The financing breakthrough also holds strategic value in the context of regional geopolitics. Balochistan’s economic development has long been a challenge due to security concerns and political sensitivities. Major foreign-led investments—conducted transparently and equitably—can contribute to regional stability by creating jobs, improving infrastructure, and integrating local communities into national development. The project is expected to generate thousands of direct and indirect employment opportunities, opening new economic avenues in one of Pakistan’s most underdeveloped regions.
For Pakistan’s business environment, this success sends an important message: large-scale, internationally governed projects can indeed move forward in the country. This is particularly meaningful at a time when investors have been wary due to policy inconsistency, taxation concerns, and fluctuating business confidence. The successful mobilization of financing for Reko Diq demonstrates the viability of long-term partnerships between the government and global corporations, setting a benchmark for future ventures in mining, energy, and infrastructure.
However, challenges remain. Ensuring transparent governance, environmental compliance, equitable revenue distribution, and long-term sustainability is essential for maximizing benefits. The government must also maintain policy stability to avoid the regulatory uncertainties that previously stalled the project. If managed effectively, Reko Diq’s success could pave the way for exploration of other mineral-rich regions across the country, unlocking a new era of resource-driven growth.
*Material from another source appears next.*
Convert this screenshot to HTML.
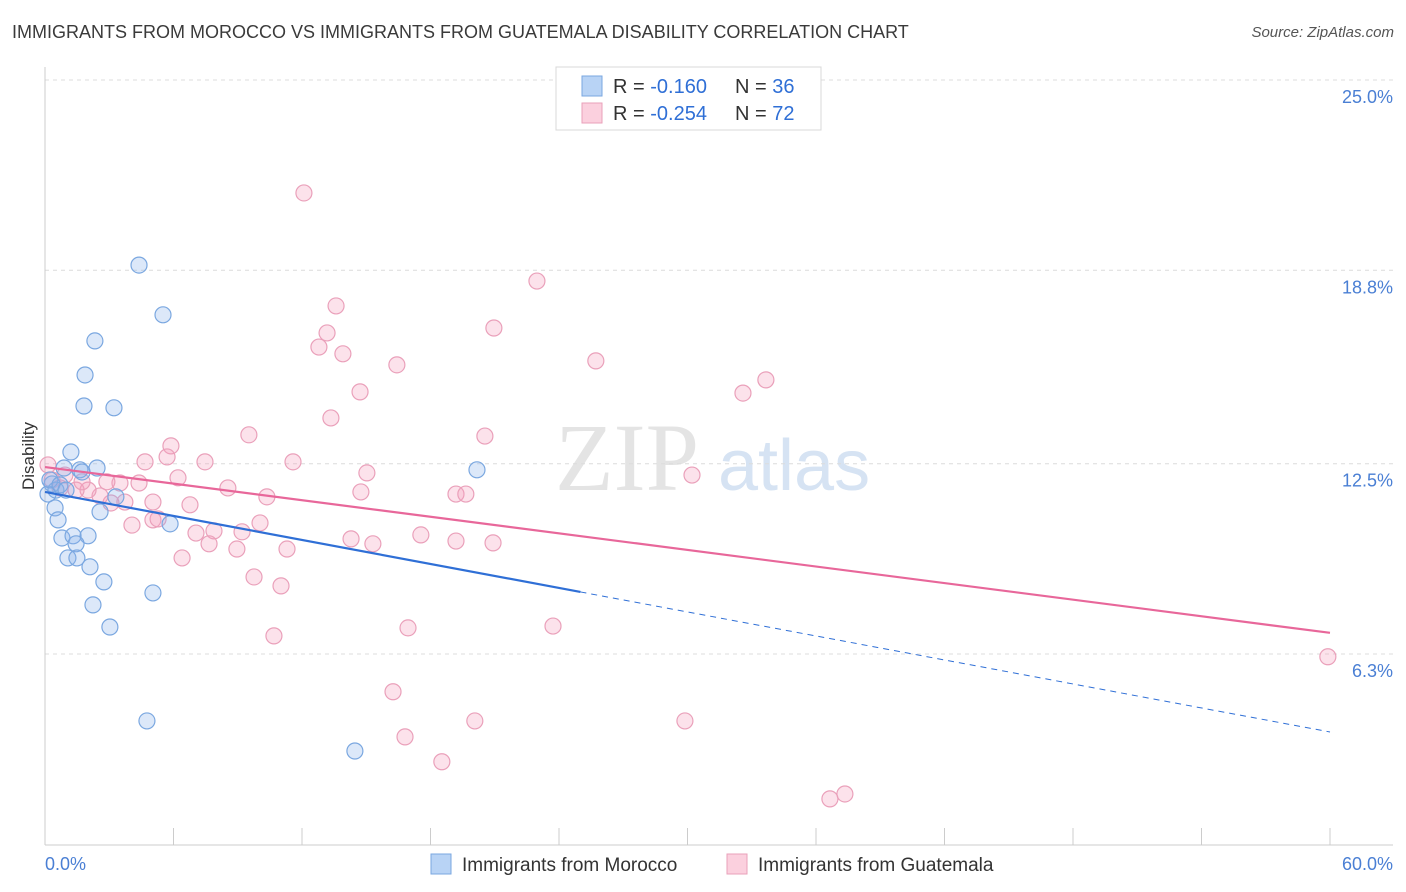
<!DOCTYPE html>
<html><head><meta charset="utf-8"><style>
body{margin:0;background:#fff;font-family:"Liberation Sans",sans-serif;}
#wrap{position:relative;width:1406px;height:892px;overflow:hidden;}
.title{position:absolute;left:12px;top:22px;font-size:18px;color:#3a3a3a;}
.source{position:absolute;right:12px;top:24px;font-size:15px;color:#555;font-style:italic;}
</style></head><body>
<div id="wrap">
<div class="title">IMMIGRANTS FROM MOROCCO VS IMMIGRANTS FROM GUATEMALA DISABILITY CORRELATION CHART</div>
<div class="source">Source: ZipAtlas.com</div>
<svg id="svg" width="1406" height="892" style="position:absolute;left:0;top:0"></svg>
</div>
<script>
const yTicks=[25.0,18.8,12.5,6.3];
const yTickLabels=["25.0%","18.8%","12.5%","6.3%"];
const xTickVals=[0,6,12,18,24,30,36,42,48,54,60];
const moroccoX=[4.39,5.51,2.33,1.87,1.82,3.22,1.21,2.43,1.63,0.89,0.33,0.14,0.51,0.47,0.61,2.57,3.31,5.84,0.79,1.31,2.01,1.45,1.07,1.49,2.10,2.75,5.04,2.24,3.03,4.76,14.47,20.17,0.23,0.70,1.73,0.98];
const moroccoY=[18.97,17.35,16.5,15.39,14.38,14.32,12.88,12.36,12.30,12.36,11.84,11.51,11.64,11.06,10.67,10.93,11.42,10.54,10.08,10.15,10.15,9.89,9.43,9.43,9.14,8.65,8.29,7.90,7.18,4.12,3.14,12.30,11.97,11.81,12.23,11.64];
const guatX=[12.09,22.97,13.59,20.96,13.17,12.79,13.91,16.43,25.72,33.66,32.59,14.71,13.35,9.52,20.54,5.88,5.70,4.67,7.47,11.58,15.03,30.21,6.21,4.39,8.54,14.75,10.36,19.19,19.65,6.77,3.73,5.04,3.08,2.57,3.50,2.01,1.45,0.70,0.33,0.93,1.73,10.04,4.06,5.04,5.28,7.05,7.89,9.20,14.29,17.55,19.19,20.92,15.31,7.66,8.96,11.30,6.40,9.76,11.02,10.69,16.95,23.72,16.25,16.81,20.07,29.88,18.53,36.65,37.35,59.90,0.14,2.89];
const guatY=[21.32,18.45,17.64,16.92,16.76,16.30,16.08,15.72,15.85,15.23,14.80,14.84,13.99,13.44,13.40,13.08,12.72,12.56,12.56,12.56,12.20,12.13,12.04,11.87,11.71,11.58,11.42,11.51,11.51,11.16,11.25,11.25,11.22,11.45,11.87,11.64,11.64,11.71,11.97,12.13,11.91,10.57,10.50,10.67,10.70,10.24,10.31,10.28,10.05,10.18,9.98,9.92,9.89,9.89,9.72,9.72,9.43,8.81,8.52,6.89,7.15,7.21,5.07,3.60,4.12,4.12,2.79,1.58,1.74,6.21,12.46,11.91];
const moroccoTrend=[11.58,3.76]; const moroccoSolidEnd=25;
const guatTrend=[12.39,6.99];

const X=v=>45+v*(1330-45)/60;
const Y=v=>80+(25-v)*(654-80)/18.7;
const svg=document.getElementById('svg');
const NS='http://www.w3.org/2000/svg';
function mk(t,a){const e=document.createElementNS(NS,t);for(const k in a)e.setAttribute(k,a[k]);svg.appendChild(e);return e;}

// watermark
let wm=mk('text',{x:555,y:490,'font-size':96,fill:'#e4e4e4','font-family':'Liberation Serif,serif'});wm.textContent='ZIP';


let wm2=mk('text',{x:718,y:490,'font-size':72,fill:'#d6e3f3','font-family':'Liberation Sans,sans-serif'});wm2.textContent='atlas';



yTicks.forEach((v,i)=>{
 const g=mk('line',{x1:45,x2:1393,y1:Y(v),y2:Y(v),stroke:'#dcdcdc','stroke-dasharray':'4,4'});
 
 
 const t=mk('text',{x:1393,y:Y(v)+23,'text-anchor':'end','font-size':18,fill:'#4a7fd4'});t.textContent=yTickLabels[i];
 
 
});
let ax=mk('line',{x1:45,x2:45,y1:67,y2:845,stroke:'#ccc'});


let bx=mk('line',{x1:45,x2:1393,y1:845,y2:845,stroke:'#ccc'});


xTickVals.forEach(v=>{const l=mk('line',{x1:X(v),x2:X(v),y1:828,y2:845,stroke:'#ccc'});
 
 });
let xl=mk('text',{x:45,y:870,'font-size':18,fill:'#4a7fd4'});xl.textContent='0.0%';


let xr=mk('text',{x:1393,y:870,'text-anchor':'end','font-size':18,fill:'#4a7fd4'});xr.textContent='60.0%';


let yt=mk('text',{x:34,y:456,'font-size':17,fill:'#333','text-anchor':'middle',transform:'rotate(-90 34 456)'});yt.textContent='Disability';



guatX.forEach((x,i)=>{const c=mk('circle',{cx:X(x),cy:Y(guatY[i]),r:8,fill:'rgba(244,160,190,0.3)',stroke:'#eaa0ba','stroke-width':1.2});
 
 });
moroccoX.forEach((x,i)=>{const c=mk('circle',{cx:X(x),cy:Y(moroccoY[i]),r:8,fill:'rgba(140,180,235,0.3)',stroke:'#7aa7e0','stroke-width':1.2});
 
 });

const mY=x=>moroccoTrend[0]+(moroccoTrend[1]-moroccoTrend[0])*x/60;
let t1=mk('line',{x1:X(0),y1:Y(mY(0)),x2:X(moroccoSolidEnd),y2:Y(mY(moroccoSolidEnd)),stroke:'#2f6fd6','stroke-width':2.2});


let t2=mk('line',{x1:X(moroccoSolidEnd),y1:Y(mY(moroccoSolidEnd)),x2:X(60),y2:Y(mY(60)),stroke:'#2f6fd6','stroke-width':1,'stroke-dasharray':'6,5'});


let t3=mk('line',{x1:X(0),y1:Y(guatTrend[0]),x2:X(60),y2:Y(guatTrend[1]),stroke:'#e8679a','stroke-width':2.2});



// top legend
let lb=mk('rect',{x:556,y:67,width:265,height:63,fill:'#fff',stroke:'#d8d8d8'});


[[86,'#b8d3f5','#7aa7e0','-0.160','36'],[113,'#fbd0de','#eaa0ba','-0.254','72']].forEach(r=>{
 const s=mk('rect',{x:582,y:r[0]-10,width:20,height:20,fill:r[1],stroke:r[2]});
 
 
 const t=mk('text',{x:613,y:r[0]+7,'font-size':20,fill:'#333'});
 t.innerHTML='R = <tspan fill="#2f6fd6">'+r[3]+'</tspan><tspan x="735">N = </tspan><tspan fill="#2f6fd6">'+r[4]+'</tspan>';
 
 
});
// bottom legend
[[431,'#b8d3f5','#7aa7e0','Immigrants from Morocco'],[727,'#fbd0de','#eaa0ba','Immigrants from Guatemala']].forEach(r=>{
 const s=mk('rect',{x:r[0],y:854,width:20,height:20,fill:r[1],stroke:r[2]});
 
 
 const t=mk('text',{x:r[0]+31,y:871,'font-size':19,fill:'#333'});t.textContent=r[3];
 
 
});
</script>
</body></html>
In essence, the Reko Diq financing breakthrough is not just a mining update—it is a signal of economic revival, investor confidence, and structural transformation. While the stock market’s positive reaction is visible and immediate, the true impact of the project will unfold gradually through enhanced foreign investment, stronger fiscal capacity, export growth, and regional development. For Pakistan, Reko Diq represents more than a deposit of copper and gold; it offers a strategic opportunity to shape a more resilient and diversified economic future.